「拒絶されたんじゃ、もうだめですかね?」
クライアントの担当が、肩を落とし気味に質問されました。
初めての特許出願をしたクライアントに、特許庁からの拒絶理由通知書をお伝えするときに必ず起きる反応です。
その内容は「拒絶」とは程遠いものも含むことを考えると、米国風にファースト・アクション(First Action)と呼んだ方が実態に即していると思います。
ファースト・アクション
「拒絶」という日本語の語気が大変強いので、初めて通知を受けるときのショックは相当なものです。拒絶理由通知書の中身は、字句の訂正点の指摘だけの特許査定のための化粧直し依頼的ものから、「特許法上の発明に該当しない!」というような本当に厳しい内容のものまで様々です。
そういう様々な内容の通知のタイトルが「拒絶」を冠して通知されるわけですから、「拒絶」の否定的響きは取りあえず無視して内容をしっかり読むことが大切です。出願の内容をそのままでは、特許にできないときに通知される書類の名前が「拒絶理由通知書」であると認識しておけば、特許を出願したクライアントの立場としては十分です。
優し過ぎる拒絶理由通知書として、
『段落xにおいて「第1の○○」、段落yにおいて「第1の○○」という記載があるが、
前者が全角数字である一方、後者は半角数字であるため、不明確である。』
というものを受けたことがあります。
これはもう「全角か半角かどちらかに補正するだけで特許査定ですよ」というほぼ特許査定の「拒絶」です。

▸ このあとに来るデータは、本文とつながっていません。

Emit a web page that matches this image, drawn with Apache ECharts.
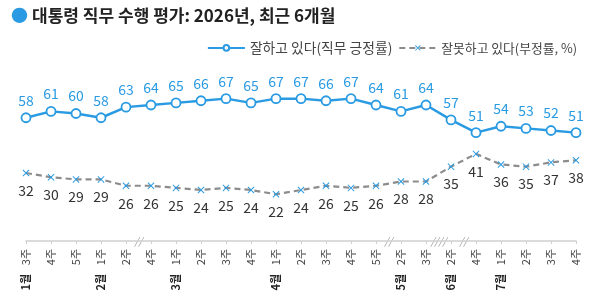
<!DOCTYPE html>
<html><head><meta charset="utf-8">
<script src="https://cdn.jsdelivr.net/npm/echarts@6/dist/echarts.min.js"></script>
<style>html,body{margin:0;padding:0;background:#fff}#c{width:600px;height:300px}</style>
</head><body><div id="c"></div>
<script>
const weeks = ['3주','4주','5주','1주','2주','4주','1주','2주','3주','4주','1주','2주','3주','4주','5주','2주','3주','2주','4주','1주','2주','3주','4주'];
const months = ['1월','','','2월','','','3월','','','','4월','','','','','5월','','6월','','7월','','',''];
const approval = [58,61,60,58,63,64,65,66,67,65,67,67,66,67,64,61,64,57,51,54,53,52,51];
const disapproval = [32,30,29,29,26,26,25,24,25,24,22,24,26,25,26,28,28,35,41,36,35,37,38];
const breaks = [[4,5,'//'],[14,15,'//'],[16,17,'////'],[17,18,'//']];
const titleText = '대통령 직무 수행 평가: 2026년, 최근 6개월';
const names = ['잘하고 있다(직무 긍정률)','잘못하고 있다(부정률, %)'];

const BLUE = '#2a9be2';
const FONT = '"Noto Sans CJK KR", "Noto Sans", sans-serif';
const X = 'path://M0,1 L1,0 L5,4 L9,0 L10,1 L6,5 L10,9 L9,10 L5,6 L1,10 L0,9 L4,5 Z';
const idx = weeks.map((w,i)=>i);

const chart = echarts.init(document.getElementById('c'));
chart.setOption({
  animation:false,
  textStyle:{fontFamily:FONT},
  title:{
    left:6, top:2,
    text:'{d|●} {t|'+titleText+'}',
    textStyle:{rich:{
      d:{color:BLUE,fontSize:17,fontFamily:FONT},
      t:{color:'#222',fontSize:17,fontFamily:FONT}
    }}
  },
  legend:{
    right:18, top:36, itemWidth:37, itemHeight:7, itemGap:6,
    textStyle:{color:'#444',fontSize:12.8,fontFamily:FONT},
    data:[{name:names[0],textStyle:{fontSize:13.8}},{name:names[1]}]
  },
  grid:{left:26,right:24,top:71,bottom:59},
  xAxis:[{
    type:'category', data:idx, boundaryGap:false,
    axisLine:{lineStyle:{color:'#d0d0d0',width:1.5}},
    axisTick:{alignWithLabel:true,length:3,lineStyle:{color:'#d0d0d0'}},
    axisLabel:{rotate:90,margin:8,interval:0,fontSize:11,color:'#444',fontFamily:FONT,formatter:(v)=>weeks[v]}
  },{
    type:'category', data:idx, boundaryGap:false, position:'bottom',
    axisLine:{show:false}, axisTick:{show:false},
    axisLabel:{rotate:90,margin:33,interval:0,fontSize:11,color:'#222',fontWeight:'bold',fontFamily:FONT,formatter:(v)=>months[v]}
  }],
  yAxis:{type:'value',min:0,max:80,show:false,splitLine:{show:false}},
  series:[{
    name:names[0], type:'line', data:approval,
    symbol:'circle', symbolSize:9,
    lineStyle:{color:BLUE,width:2.5},
    itemStyle:{color:'#fff',borderColor:BLUE,borderWidth:1.8},
    label:{show:true,position:'top',distance:5,color:BLUE,fontSize:14,fontFamily:FONT}
  },{
    name:names[1], type:'line', data:disapproval,
    symbol:X, symbolSize:7,
    lineStyle:{color:'#8c8c8c',width:2.2,type:[6,4]},
    itemStyle:{color:BLUE},
    label:{show:true,position:'bottom',distance:7,color:'#333',fontSize:14,fontFamily:FONT}
  }]
});

const g = breaks.map(b=>{
  const p1 = chart.convertToPixel({xAxisIndex:0,yAxisIndex:0},[b[0],0]);
  const p2 = chart.convertToPixel({xAxisIndex:0,yAxisIndex:0},[b[1],0]);
  return {type:'text',x:(p1[0]+p2[0])/2,y:p1[1],
    style:{text:b[2],fill:'#999',font:'italic 10px '+FONT,align:'center',verticalAlign:'middle',backgroundColor:'#fff'}};
});
chart.setOption({graphic:g});
</script></body></html>
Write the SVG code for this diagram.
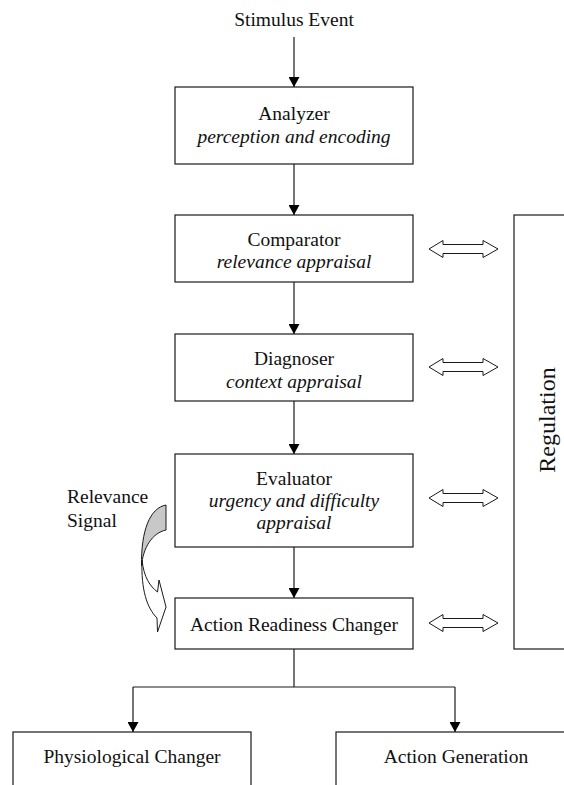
<svg xmlns="http://www.w3.org/2000/svg" width="564" height="785" viewBox="0 0 564 785">
  <style>
    .box { fill: #ffffff; stroke: #1a1a1a; stroke-width: 1.2; }
    .lbl { font-family: 'Liberation Serif', 'DejaVu Serif', serif; font-size: 19.5px; fill: #111; text-anchor: middle; }
    .it { font-style: italic; }
    .conn { fill: none; stroke: #1a1a1a; stroke-width: 1.2; }
    .dbl { fill: #ffffff; stroke: #1a1a1a; stroke-width: 1; stroke-linejoin: miter; }
  </style>
  <defs>
    <marker id="ah" markerUnits="userSpaceOnUse" markerWidth="12" markerHeight="11" refX="10" refY="5.5" orient="auto">
      <path d="M0,0 L10,5.5 L0,11 Z" fill="#000"/>
    </marker>
    <path id="dblArrow" class="dbl" d="M0,0 L14,-8.5 L14,-4.5 L54,-4.5 L54,-8.5 L69,0 L54,8.5 L54,4.5 L14,4.5 L14,8.5 Z"/>
  </defs>

  <rect width="564" height="785" fill="#ffffff"/>

  <!-- connectors -->
  <g id="connectors">
    <path class="conn" d="M294,37 V87" marker-end="url(#ah)"/>
    <path class="conn" d="M294,164 V215" marker-end="url(#ah)"/>
    <path class="conn" d="M294,282 V334" marker-end="url(#ah)"/>
    <path class="conn" d="M294,401 V454" marker-end="url(#ah)"/>
    <path class="conn" d="M294,547 V598" marker-end="url(#ah)"/>
    <path class="conn" d="M294,649 V687"/>
    <path class="conn" d="M133,687 H455"/>
    <path class="conn" d="M133,687 V732" marker-end="url(#ah)"/>
    <path class="conn" d="M455,687 V732" marker-end="url(#ah)"/>
    <!-- two-way links to the regulation block -->
    <use href="#dblArrow" x="429" y="249"/>
    <use href="#dblArrow" x="429" y="367"/>
    <use href="#dblArrow" x="429" y="498"/>
    <use href="#dblArrow" x="429" y="623"/>
    <!-- relevance signal curved arrow -->
    <g id="relevance-arrow">
      <path d="M142,560 C141,590 147,608 157,618 L157.5,632 L166,607 L159,580 L157.5,592 C150,586 144,578 142,560 Z" fill="#ffffff" stroke="#1a1a1a" stroke-width="1"/>
      <path d="M166,505 C150,508 141,530 141.5,566 C143,548 152,533 166,530 Z" fill="#c8c8c8" stroke="#1a1a1a" stroke-width="1"/>
    </g>
  </g>

  <g id="stimulus">
    <text class="lbl" x="294" y="26">Stimulus Event</text>
  </g>

  <g id="analyzer">
    <rect class="box" x="175" y="87" width="238" height="77"/>
    <text class="lbl" x="294" y="120">Analyzer</text>
    <text class="lbl it" x="294" y="143">perception and encoding</text>
  </g>

  <g id="comparator">
    <rect class="box" x="175" y="215" width="238" height="67"/>
    <text class="lbl" x="294" y="246">Comparator</text>
    <text class="lbl it" x="294" y="268">relevance appraisal</text>
  </g>

  <g id="diagnoser">
    <rect class="box" x="175" y="334" width="238" height="67"/>
    <text class="lbl" x="294" y="365">Diagnoser</text>
    <text class="lbl it" x="294" y="388">context appraisal</text>
  </g>

  <g id="evaluator">
    <rect class="box" x="175" y="454" width="238" height="93"/>
    <text class="lbl" x="294" y="485">Evaluator</text>
    <text class="lbl it" x="294" y="507">urgency and difficulty</text>
    <text class="lbl it" x="294" y="529">appraisal</text>
  </g>

  <g id="action-readiness-changer">
    <rect class="box" x="175" y="598" width="238" height="51"/>
    <text class="lbl" x="294" y="631">Action Readiness Changer</text>
  </g>

  <g id="regulation">
    <rect class="box" x="514" y="215" width="90" height="434"/>
    <text class="lbl" x="555" y="420" style="font-size:24px" transform="rotate(-90 555 420)">Regulation</text>
  </g>

  <g id="relevance-signal">
    <text class="lbl" x="67" y="503" style="text-anchor:start">Relevance</text>
    <text class="lbl" x="67" y="527" style="text-anchor:start">Signal</text>
  </g>

  <g id="physiological-changer">
    <rect class="box" x="13" y="732" width="238" height="70"/>
    <text class="lbl" x="132" y="763">Physiological Changer</text>
  </g>

  <g id="action-generation">
    <rect class="box" x="336" y="732" width="240" height="70"/>
    <text class="lbl" x="456" y="763">Action Generation</text>
  </g>
</svg>
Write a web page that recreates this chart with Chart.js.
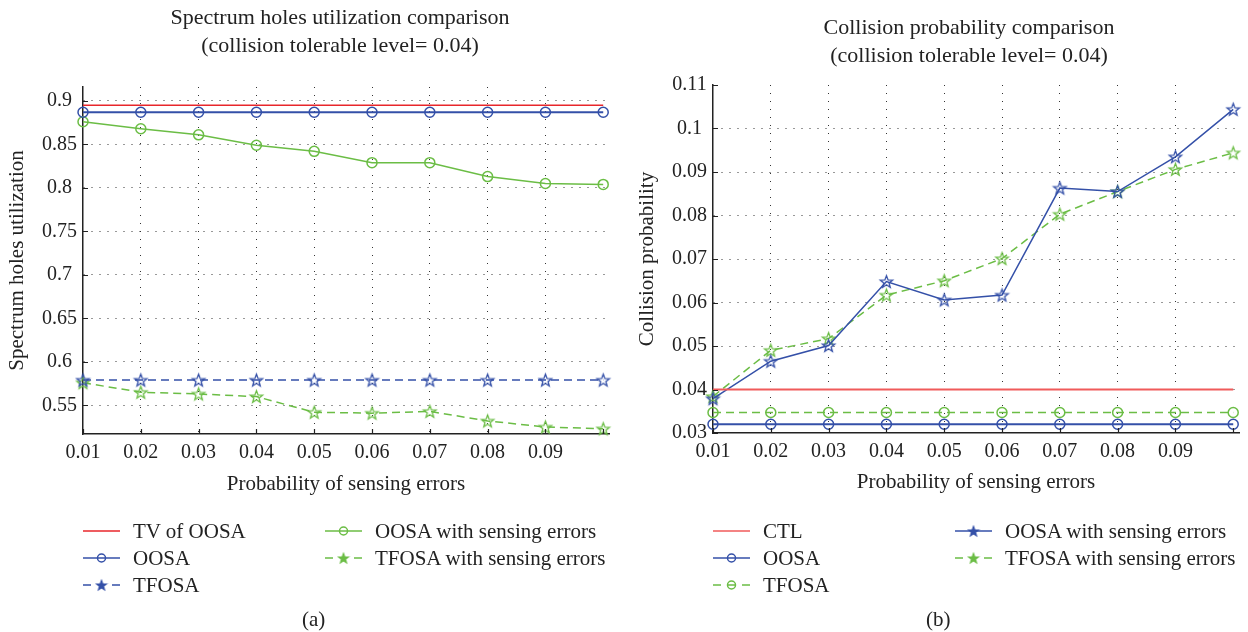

パッと見には、厳しいのか優しいのかわからない拒絶理由通知書もあります。
「請求項1~xに記載された発明は、引用文献1に記載された事項である」
これは、引用文献1に記載された事項をしっかり読まないと、分からないです。これを短気なクライアントにうっかり「同一の発明が引用文献1にあるから新規性がないんですよ。」と言うと、時に全く違うじゃないとお叱りを受けることがあります。
これは、請求項の発明が広い権利範囲になっていて、その一部が引用文献1に記載されているに過ぎない場合です。発明者の感覚から言えば、ほんの一部が同じで大したことのない他人の発明と同一視されるのは心外かもしれませんね。
このような場合、請求項の範囲を少し狭くして引用文献1の内容を含まないようにすれば、特許成立です。
これは、優しい新規性欠如の例ですが、同じ文面でも引用文献1に記載された事項が請求項の発明の大部分をカバーしていたら、厳しい新規性欠如になります。
このように、「拒絶」らしい拒絶理由通知から、前述のほぼ査定の拒絶理由通知まで様々であることを強調して、このブログの〆とさせていただきます。